» **STATED TASK**
Both the line containing "Emit a Python" and the line containing "from matplotlib.lines import Line2D" belong in the copy, as do all lines between them, copied exactly; pictures do not.

» **SUPPLIED DATA**
'''

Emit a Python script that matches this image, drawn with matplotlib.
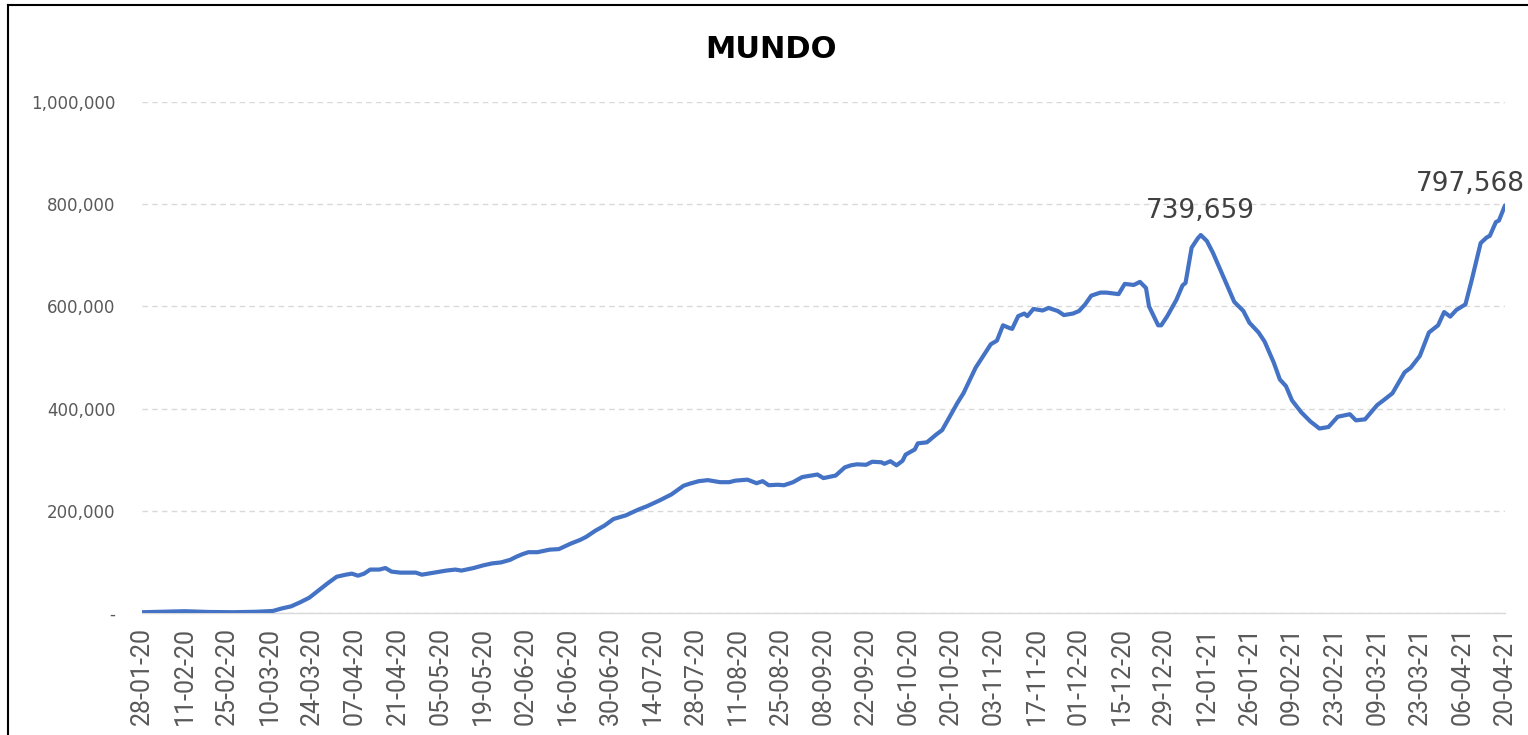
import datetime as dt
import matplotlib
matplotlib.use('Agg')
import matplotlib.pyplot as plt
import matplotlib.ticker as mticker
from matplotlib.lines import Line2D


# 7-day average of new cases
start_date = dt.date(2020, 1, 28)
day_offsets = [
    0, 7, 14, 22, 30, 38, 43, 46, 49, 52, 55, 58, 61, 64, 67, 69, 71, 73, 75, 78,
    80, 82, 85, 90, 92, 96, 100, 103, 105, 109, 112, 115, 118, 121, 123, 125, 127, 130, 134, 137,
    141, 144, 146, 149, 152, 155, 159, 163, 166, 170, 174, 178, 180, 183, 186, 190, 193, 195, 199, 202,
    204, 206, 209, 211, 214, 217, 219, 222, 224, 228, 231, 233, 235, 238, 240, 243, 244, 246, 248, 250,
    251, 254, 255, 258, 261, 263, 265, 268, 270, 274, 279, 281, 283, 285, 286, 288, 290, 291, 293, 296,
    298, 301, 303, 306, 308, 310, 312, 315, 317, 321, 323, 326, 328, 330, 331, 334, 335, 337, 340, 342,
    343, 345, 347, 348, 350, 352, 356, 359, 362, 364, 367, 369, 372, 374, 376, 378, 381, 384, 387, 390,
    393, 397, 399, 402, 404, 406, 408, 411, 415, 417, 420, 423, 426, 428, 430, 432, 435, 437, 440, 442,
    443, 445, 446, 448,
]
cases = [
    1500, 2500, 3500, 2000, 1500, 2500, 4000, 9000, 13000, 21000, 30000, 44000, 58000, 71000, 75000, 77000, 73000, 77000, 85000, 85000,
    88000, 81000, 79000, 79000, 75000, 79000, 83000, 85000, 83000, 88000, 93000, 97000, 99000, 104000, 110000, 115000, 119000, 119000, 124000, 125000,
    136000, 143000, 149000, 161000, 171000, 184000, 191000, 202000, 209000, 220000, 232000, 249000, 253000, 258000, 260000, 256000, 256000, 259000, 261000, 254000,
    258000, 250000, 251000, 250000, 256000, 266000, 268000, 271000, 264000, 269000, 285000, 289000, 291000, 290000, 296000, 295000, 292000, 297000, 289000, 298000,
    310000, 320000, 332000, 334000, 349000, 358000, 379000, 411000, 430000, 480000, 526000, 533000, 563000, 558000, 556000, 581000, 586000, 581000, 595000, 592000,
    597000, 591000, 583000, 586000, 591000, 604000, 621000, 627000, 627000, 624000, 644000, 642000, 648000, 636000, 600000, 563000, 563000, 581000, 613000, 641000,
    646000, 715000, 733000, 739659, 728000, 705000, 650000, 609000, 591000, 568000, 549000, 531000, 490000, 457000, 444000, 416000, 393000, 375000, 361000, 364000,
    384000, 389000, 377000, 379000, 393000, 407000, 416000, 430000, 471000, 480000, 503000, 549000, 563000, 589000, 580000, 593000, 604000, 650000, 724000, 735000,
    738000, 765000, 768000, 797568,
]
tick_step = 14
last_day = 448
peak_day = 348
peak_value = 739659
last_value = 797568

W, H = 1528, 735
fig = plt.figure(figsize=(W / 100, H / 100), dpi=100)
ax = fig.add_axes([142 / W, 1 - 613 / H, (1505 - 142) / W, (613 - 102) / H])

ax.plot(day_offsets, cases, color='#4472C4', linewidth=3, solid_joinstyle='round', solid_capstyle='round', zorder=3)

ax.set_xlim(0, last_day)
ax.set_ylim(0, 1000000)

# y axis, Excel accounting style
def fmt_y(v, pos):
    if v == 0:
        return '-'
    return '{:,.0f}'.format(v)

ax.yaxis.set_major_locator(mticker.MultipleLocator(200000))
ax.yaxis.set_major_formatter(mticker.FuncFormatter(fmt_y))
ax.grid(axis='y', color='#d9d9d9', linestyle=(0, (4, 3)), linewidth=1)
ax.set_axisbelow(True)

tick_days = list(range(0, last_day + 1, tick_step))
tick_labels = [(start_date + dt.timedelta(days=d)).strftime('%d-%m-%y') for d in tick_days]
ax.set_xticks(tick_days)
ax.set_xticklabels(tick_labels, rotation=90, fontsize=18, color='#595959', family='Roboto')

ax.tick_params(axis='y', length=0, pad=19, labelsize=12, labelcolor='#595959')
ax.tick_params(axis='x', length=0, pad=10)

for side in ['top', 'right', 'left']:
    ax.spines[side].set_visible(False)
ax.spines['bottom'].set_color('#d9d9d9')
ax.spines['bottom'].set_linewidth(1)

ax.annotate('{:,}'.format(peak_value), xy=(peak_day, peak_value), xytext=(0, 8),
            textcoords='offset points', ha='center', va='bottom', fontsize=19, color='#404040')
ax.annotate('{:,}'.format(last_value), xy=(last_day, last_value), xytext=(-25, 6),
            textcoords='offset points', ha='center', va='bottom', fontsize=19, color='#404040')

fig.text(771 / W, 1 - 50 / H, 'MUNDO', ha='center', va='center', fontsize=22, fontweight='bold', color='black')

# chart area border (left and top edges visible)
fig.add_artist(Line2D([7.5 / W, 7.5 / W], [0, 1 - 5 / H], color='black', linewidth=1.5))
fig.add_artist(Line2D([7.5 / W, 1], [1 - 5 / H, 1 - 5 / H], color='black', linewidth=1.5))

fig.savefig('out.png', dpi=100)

'''
'''

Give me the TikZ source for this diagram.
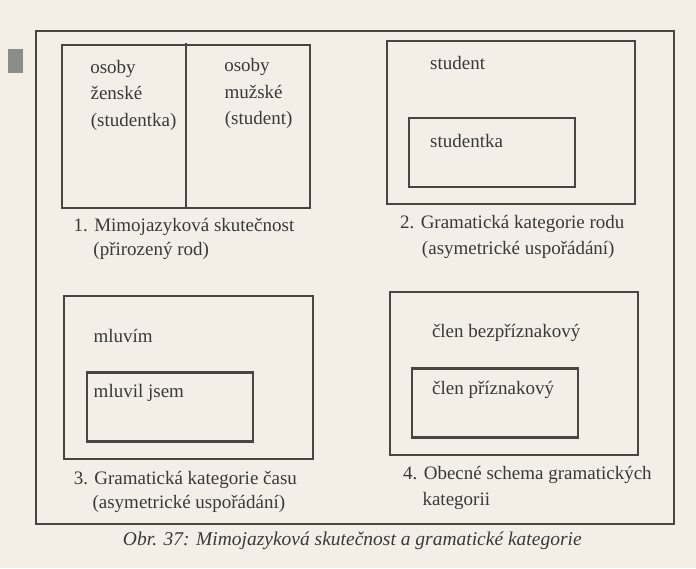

'''
'''

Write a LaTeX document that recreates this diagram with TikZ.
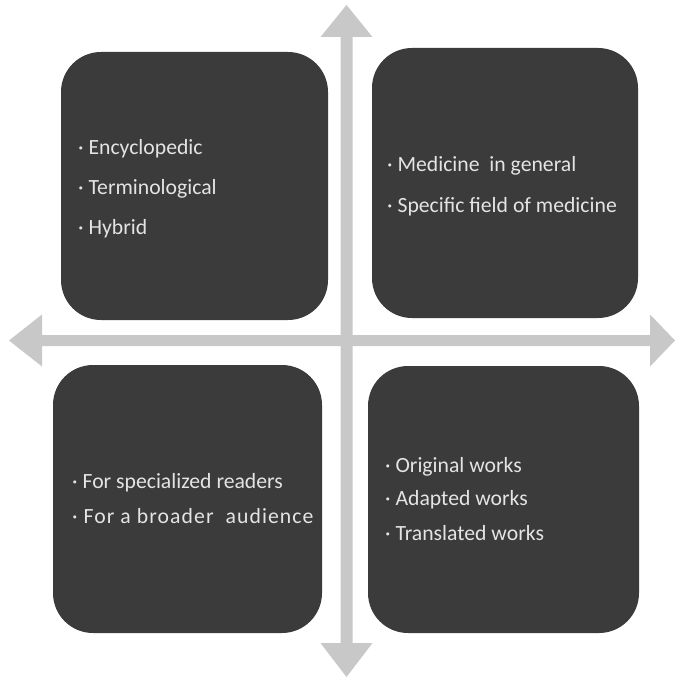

'''

» **RESULT FOR THIS TASK**
Emit a Python script that matches this image, drawn with matplotlib.
import datetime as dt
import matplotlib
matplotlib.use('Agg')
import matplotlib.pyplot as plt
import matplotlib.ticker as mticker
from matplotlib.lines import Line2D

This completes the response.